7. The composition according to claim 6, wherein the at least one additional anionic surfactant comprises a Cu-C sodium a-olefin sulfonate and a sodium octane sulfonate.

8. The composition according to any of claims 1 -7, wherein the composition is storage stable for at least one month at 4°C.

9. The composition according to any of claims 1-8, wherein the composition further includes at least one non-ionic surfactant comprising an alcohol ethoxylate.

10. An antimicrobial teat dip composition for use in the control or prevention of bovine mastitis when contacted with the teats of a cow comprising: salicylic acid; glycolic acid; and at least one anionic surfactant.

11 . The antimicrobial teat dip composition for use according to claim 10, wherein the at least one anionic surfactant comprises sodium lauryl sulfate (SLS).

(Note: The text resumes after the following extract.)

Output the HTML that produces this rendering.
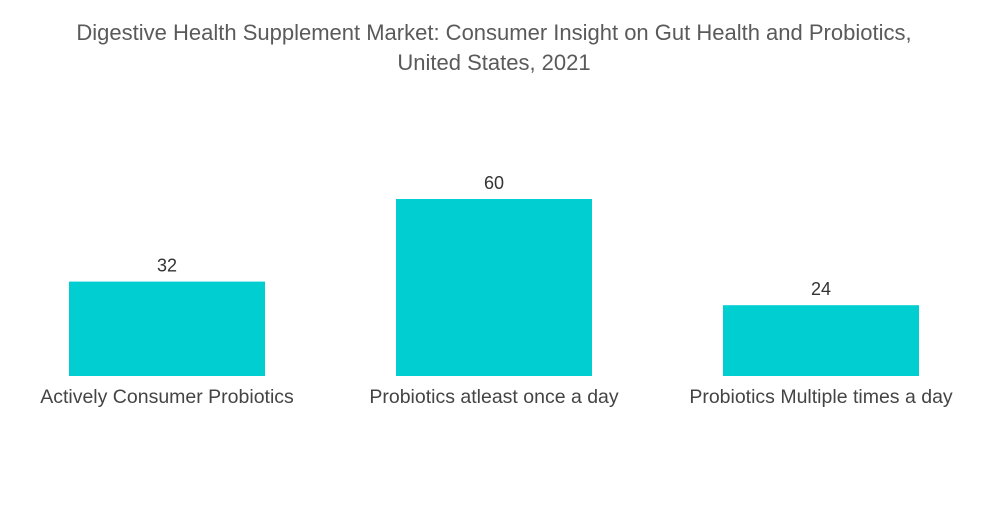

12. The antimicrobial teat dip composition for use according to claim 11 , wherein the composition comprises from 0.15% to 0.6% by weight of salicylic acid, from 0.5% to 10% by weight of glycolic acid, and from 0.3% to 2% SLS.

13. The antimicrobial teat dip composition for use according to any of claims 10-12, wherein the composition further comprises from 0.5% to 10% of propylene glycol and from 0.02% to 1 % of magnesium oxide.

14. The antimicrobial teat dip composition for use according to any of claims 10-13, wherein the composition further comprises at least one additional anionic surfactant selected from the group consisting of a-olefin sulfonates and alkyl sulfonates.

15. The antimicrobial teat dip composition for use according to any of claims 10-14, wherein the composition further includes at least one non-ionic surfactant comprising an alcohol ethoxylate.